Sembari melakukan pembenahan dalam hal budidaya, aspek manajerial juga direvitalisasi dengan menerapkan prisnip-prinsip manajemen usaha seperti perencanaan, pengorganisasian, implementasi hingga pengawasan dan evaluasi.
Pembenahan itu akhirnya membuahkan hasil. Ekstraksi kopi yang dilakukan menciptakan cita rasa kopi khas yang kini dinamainya dengan Pipikoro Coffee.
“Alhamdulillah, Pipikoro Coffee asli dari Sigi ini cukup diterima oleh pasar diterima, bukan hanya di pasar lokal, tapi juga pasar nasional terutama ke Jawa dan saat ini melalui jaringan yang ada mencoba untuk menembus pasar internasional,” ujar Harri.
Baca Juga: Kisah Kopi dan Durian si Buah Tangan dari Kabupaten Sigi
Lain halnya dengan Yeni, salah seorang pengurus kelompok perempuan Banggele yang terletak di Desa Bunga, Kecamatan Palolo, Kabupaten Sigi, Dengan 10 anggota dalam kelompok itu, Yeni berhasil membuat inovasi produk dengan membuat kecap rempah.

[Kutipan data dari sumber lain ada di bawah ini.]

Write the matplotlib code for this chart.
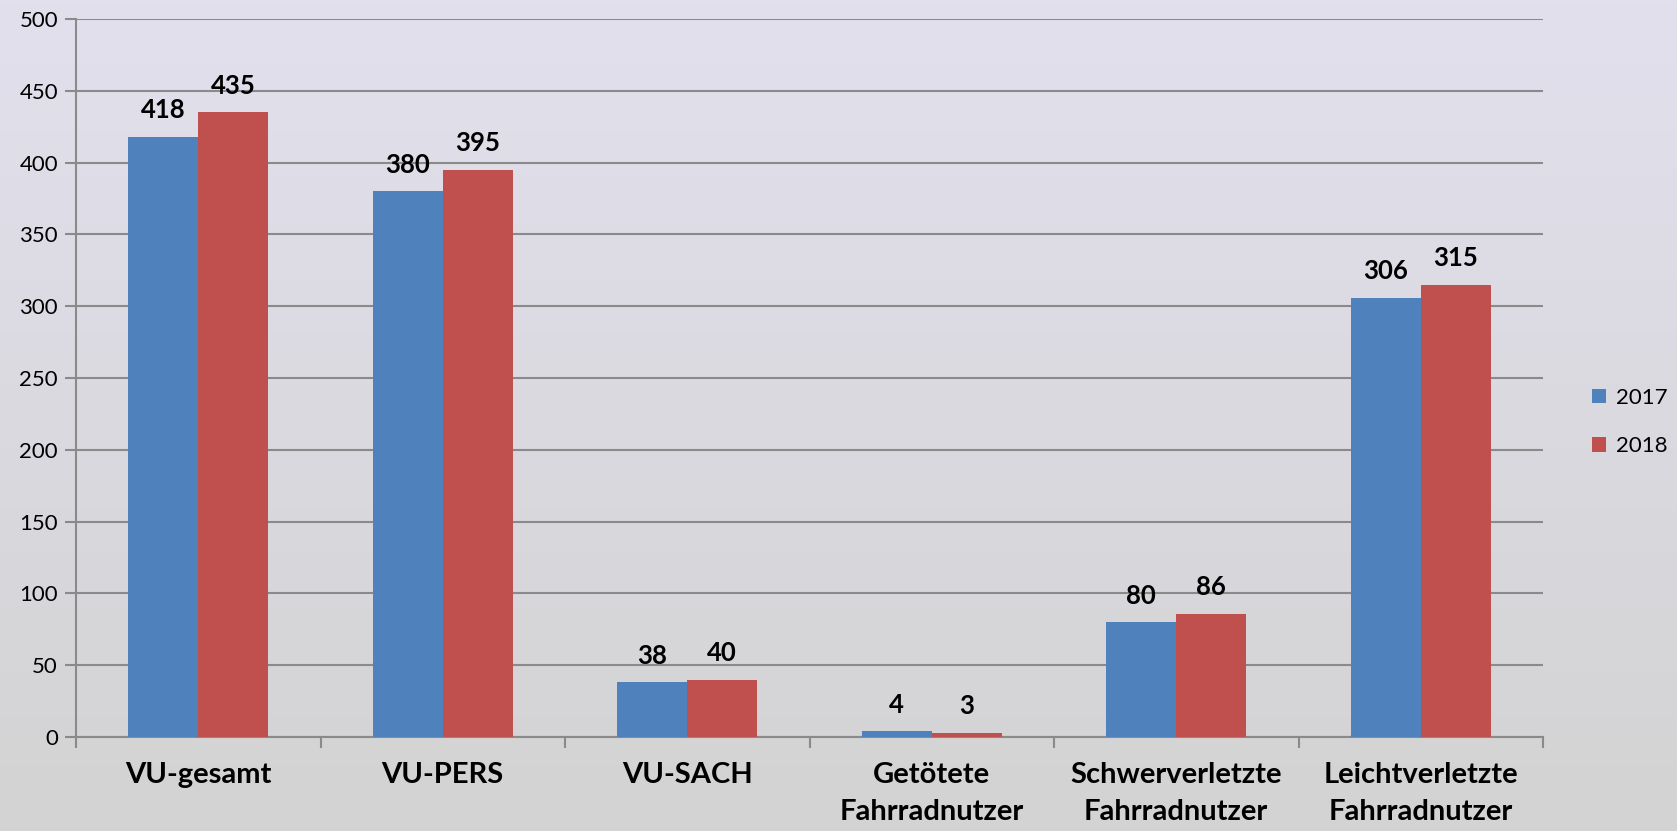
import numpy as np
import matplotlib
matplotlib.use("Agg")
import matplotlib.pyplot as plt

categories = ["VU-gesamt", "VU-PERS", "VU-SACH", "Getötete\nFahrradnutzer",
              "Schwerverletzte\nFahrradnutzer", "Leichtverletzte\nFahrradnutzer"]
series_names = ["2017", "2018"]
values_2017 = [418, 380, 38, 4, 80, 306]
values_2018 = [435, 395, 40, 3, 86, 315]
y_ticks = [0, 50, 100, 150, 200, 250, 300, 350, 400, 450, 500]

plt.rcParams['font.family'] = ['Lato', 'DejaVu Sans']

W, H = 1677, 831
fig = plt.figure(figsize=(W / 100, H / 100), dpi=100)

# gradient background
bg = fig.add_axes([0, 0, 1, 1], zorder=-10)
top = np.array([226, 224, 237]) / 255
bot = np.array([211, 211, 211]) / 255
t = np.linspace(0, 1, 256)[:, None]
grad = top[None, :] * (1 - t) + bot[None, :] * t
bg.imshow(grad[:, None, :], aspect='auto', extent=[0, 1, 0, 1], origin='upper')
bg.axis('off')

left, right = 76 / W, 1543 / W
bottom, topf = 1 - 737 / H, 1 - 19 / H
ax = fig.add_axes([left, bottom, right - left, topf - bottom])
ax.patch.set_alpha(0)

colors = ["#4F81BD", "#C0504D"]
x = np.arange(len(categories))
bw = 0.286
b1 = ax.bar(x - bw / 2, values_2017, bw, color=colors[0], label=series_names[0], zorder=3)
b2 = ax.bar(x + bw / 2, values_2018, bw, color=colors[1], label=series_names[1], zorder=3)

for bars, vals in ((b1, values_2017), (b2, values_2018)):
    for rect, v in zip(bars, vals):
        ax.annotate(str(v), (rect.get_x() + rect.get_width() / 2, v),
                    xytext=(0, 10.5), textcoords='offset points', ha='center', va='bottom',
                    fontsize=18.5, fontweight='bold', color='black')

ax.set_xlim(-0.5, len(categories) - 0.5)
ax.set_ylim(0, 500)
ax.set_yticks(y_ticks)
ax.set_yticklabels([str(v) for v in y_ticks], fontsize=16)
ax.set_xticks(x)
ax.set_xticklabels(categories, fontsize=21, fontweight='bold', va='top', linespacing=1.5)
ax.tick_params(axis='x', length=0, pad=18)
ax.set_xticks(np.arange(len(categories) + 1) - 0.5, minor=True)
ax.tick_params(axis='x', which='minor', length=8, width=1.5, color='#8a8a8a')
ax.tick_params(axis='y', length=8, width=1.5, color='#8a8a8a', pad=5)

gc = '#8a8a8a'
ax.grid(axis='y', color=gc, linewidth=1.5, zorder=0)
ax.set_axisbelow(True)
for s in ['top', 'right']:
    ax.spines[s].set_visible(False)
for s in ['left', 'bottom']:
    ax.spines[s].set_color(gc)
    ax.spines[s].set_linewidth(1.5)

fig.legend(handles=[b1, b2], labels=series_names, loc='center left',
           bbox_to_anchor=(1572 / W, 1 - 422 / H), frameon=False, fontsize=16,
           handlelength=0.65, handleheight=0.65, handletextpad=0.45, labelspacing=1.28)

fig.savefig("out.png", dpi=100)
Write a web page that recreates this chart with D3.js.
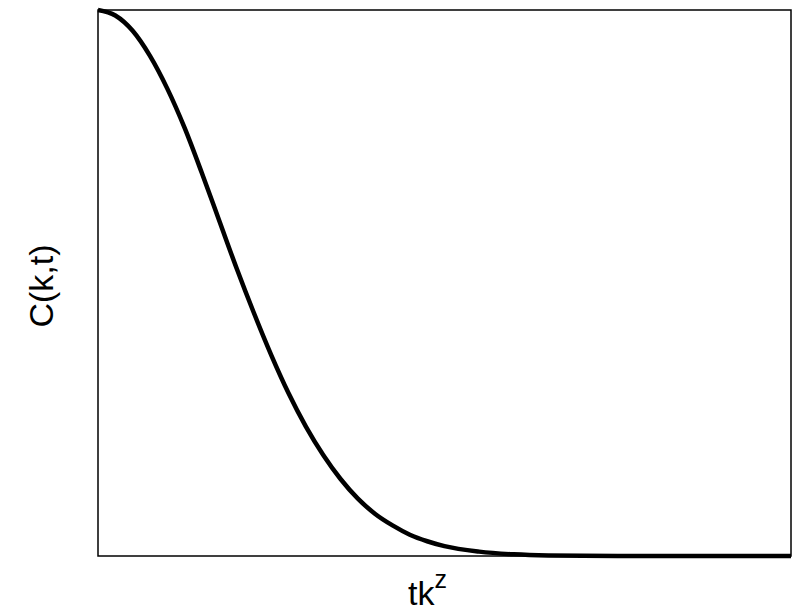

“Bahannya sangat banyak di desa kami dan pembuatannya juga melibatkan anggota kelompok yang akan diupah setelah kecap rempahnya laku,” jelas Yeni dalam presentasinya di forum tersebut.
Tak selesai pada kecap rempah, tempurung buah kemiri yang juga banya terdapat di wilayah itu juga dimanfaatkan untuk pembuatan pupuk organic.
“Omzet kami baru bisa mencapai satu juta rupiah setiap bulan. Meski masih kecil, tapi kami berusaha untuk meingkatkannya dan melibatkan lebih banyak lagi perempuan bergabung dalam kelompok,” aku Yeni.
Yeni berharap, dengan adalanya Festival Lestari yang salah satunya mempertemukan produsen dengan colon investor, kelompoknya akan dapat bermitra untuk meningkatkan skala usaha.
Sementara itu, Koperasi Agroindustri Omu yang terletak di Desa Omu, Kecamatan Gumbasa, Kabupaten Sigi memaparkan produk unggulan hasil inovasinya, yakni Coklat Patani. Koperasi yang beranggotakan 20 orang petani di wilayah itu didirikan pada 11 Juni 2021 lalu.
Coklat Patani disebutkan tidak menggunakan unsur kimia dalam produksinya. Produk ini juga sudah memiliki sertfikat halal dan sertifikat keamanan pangan. Koperasi ini bahkan sudah mengembangkan sedikitnya enam varian produk turunannya yakni, coklat original, kacang tanah, keju, kelapa dan bubuk.
“Visi kami tidak sekedar membuat produk turunan coklat yang banyak terdapat di desa kami, tetapi sekaligus melestarikan alam, mengangkat coklat sebagai komoditas yang bisa diberi sentuhan inovasi, juga memanfaatkan lahan kosong dengan tanaman coklat, dan memberi nilai tambah bagi petani coklat,” ujar Astrid, pengurus Koperasi Agroindustri Omu.